== PROBLEM DETAILS ==
Output the material exactly, but drop every image it holds.

-- START DATA SECTION --

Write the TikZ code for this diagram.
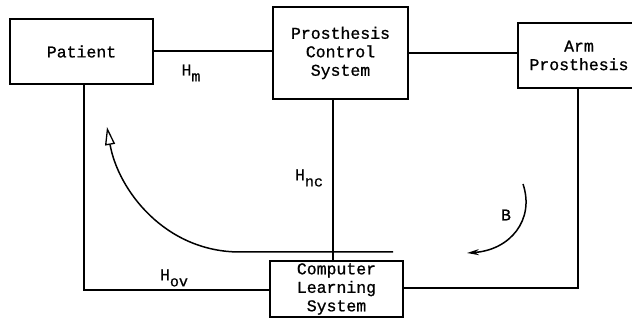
\documentclass[tikz,border=0pt]{standalone}
\usepackage{fontspec}
\setmonofont{Liberation Mono}[FakeBold=0.9]
\usetikzlibrary{arrows.meta,calc}
\begin{document}
\begin{tikzpicture}[x=1pt,y=-1pt,
  blk/.style={draw,line width=1.3pt,align=center,inner sep=0pt,font=\ttfamily\fontsize{16.5}{18.5}\selectfont},
  wire/.style={line width=1.2pt},
  lbl/.style={font=\ttfamily\fontsize{16.5}{18.5}\selectfont,inner sep=0pt}]
\newcommand{\Hsub}[1]{H\raisebox{-6pt}{\fontsize{15}{17}\selectfont #1}}
\useasboundingbox (0,0) rectangle (632,320);
\clip (0,0) rectangle (632,320);
\node[blk,minimum width=143pt,minimum height=65pt] (pat) at (81.5,51.5) {Patient};
\node[blk,minimum width=135pt,minimum height=92pt] (pcs) at (340.5,53) {Prosthesis\\Control\\System};
\node[blk,minimum width=122pt,minimum height=65pt] (arm) at (579,55.5) {Arm\\Prosthesis};
\node[blk,minimum width=133pt,minimum height=56pt] (cls) at (336.5,289) {Computer\\Learning\\System};
\coordinate (pl) at (84,290);
\coordinate (pc) at (333,0);
\coordinate (ar) at (578,288);
\draw[wire] (pat.east |- 0,51) -- (pcs.west |- 0,51);
\draw[wire] (pcs.east) -- (arm.west |- pcs.east);
\draw[wire] (pat.south -| pl) -- (pl) -- (pl -| cls.west);
\draw[wire] (pcs.south -| pc) -- (cls.north -| pc);
\draw[wire] (arm.south -| ar) -- (ar) -- (ar -| cls.east);
\coordinate (a1) at (393,252);
\coordinate (a2) at (240,252);
\coordinate (a3) at (107,127);
\draw[line width=1.5pt,-{Triangle[open,length=18pt,width=10pt,line width=1.3pt]}] (a1) -- (a2) .. controls (165,252) and (118,190) .. (a3);
\coordinate (b1) at (523,184);
\coordinate (b2) at (467,253);
\draw[line width=1.5pt,-{Stealth[length=12pt,width=6pt]}] (b1) .. controls (535,220) and (510,250) .. (b2);
\node[lbl] (hm) at (191,73) {\Hsub{m}};
\node[lbl] (hnc) at (309,178) {\Hsub{nc}};
\node[lbl] (hov) at (174,278) {\Hsub{ov}};
\node[lbl] (b) at (506,215) {B};
\end{tikzpicture}
\end{document}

-- END DATA SECTION --

== RESPONSE TO THE TASK ==
Write the TikZ code for this diagram.
\documentclass[tikz,border=0pt]{standalone}
\usepackage{fontspec}
\setmonofont{Liberation Mono}[FakeBold=0.9]
\usetikzlibrary{arrows.meta,calc}
\begin{document}
\begin{tikzpicture}[x=1pt,y=-1pt,
  blk/.style={draw,line width=1.3pt,align=center,inner sep=0pt,font=\ttfamily\fontsize{16.5}{18.5}\selectfont},
  wire/.style={line width=1.2pt},
  lbl/.style={font=\ttfamily\fontsize{16.5}{18.5}\selectfont,inner sep=0pt}]
\newcommand{\Hsub}[1]{H\raisebox{-6pt}{\fontsize{15}{17}\selectfont #1}}
\useasboundingbox (0,0) rectangle (632,320);
\clip (0,0) rectangle (632,320);
\node[blk,minimum width=143pt,minimum height=65pt] (pat) at (81.5,51.5) {Patient};
\node[blk,minimum width=135pt,minimum height=92pt] (pcs) at (340.5,53) {Prosthesis\\Control\\System};
\node[blk,minimum width=122pt,minimum height=65pt] (arm) at (579,55.5) {Arm\\Prosthesis};
\node[blk,minimum width=133pt,minimum height=56pt] (cls) at (336.5,289) {Computer\\Learning\\System};
\coordinate (pl) at (84,290);
\coordinate (pc) at (333,0);
\coordinate (ar) at (578,288);
\draw[wire] (pat.east |- 0,51) -- (pcs.west |- 0,51);
\draw[wire] (pcs.east) -- (arm.west |- pcs.east);
\draw[wire] (pat.south -| pl) -- (pl) -- (pl -| cls.west);
\draw[wire] (pcs.south -| pc) -- (cls.north -| pc);
\draw[wire] (arm.south -| ar) -- (ar) -- (ar -| cls.east);
\coordinate (a1) at (393,252);
\coordinate (a2) at (240,252);
\coordinate (a3) at (107,127);
\draw[line width=1.5pt,-{Triangle[open,length=18pt,width=10pt,line width=1.3pt]}] (a1) -- (a2) .. controls (165,252) and (118,190) .. (a3);
\coordinate (b1) at (523,184);
\coordinate (b2) at (467,253);
\draw[line width=1.5pt,-{Stealth[length=12pt,width=6pt]}] (b1) .. controls (535,220) and (510,250) .. (b2);
\node[lbl] (hm) at (191,73) {\Hsub{m}};
\node[lbl] (hnc) at (309,178) {\Hsub{nc}};
\node[lbl] (hov) at (174,278) {\Hsub{ov}};
\node[lbl] (b) at (506,215) {B};
\end{tikzpicture}
\end{document}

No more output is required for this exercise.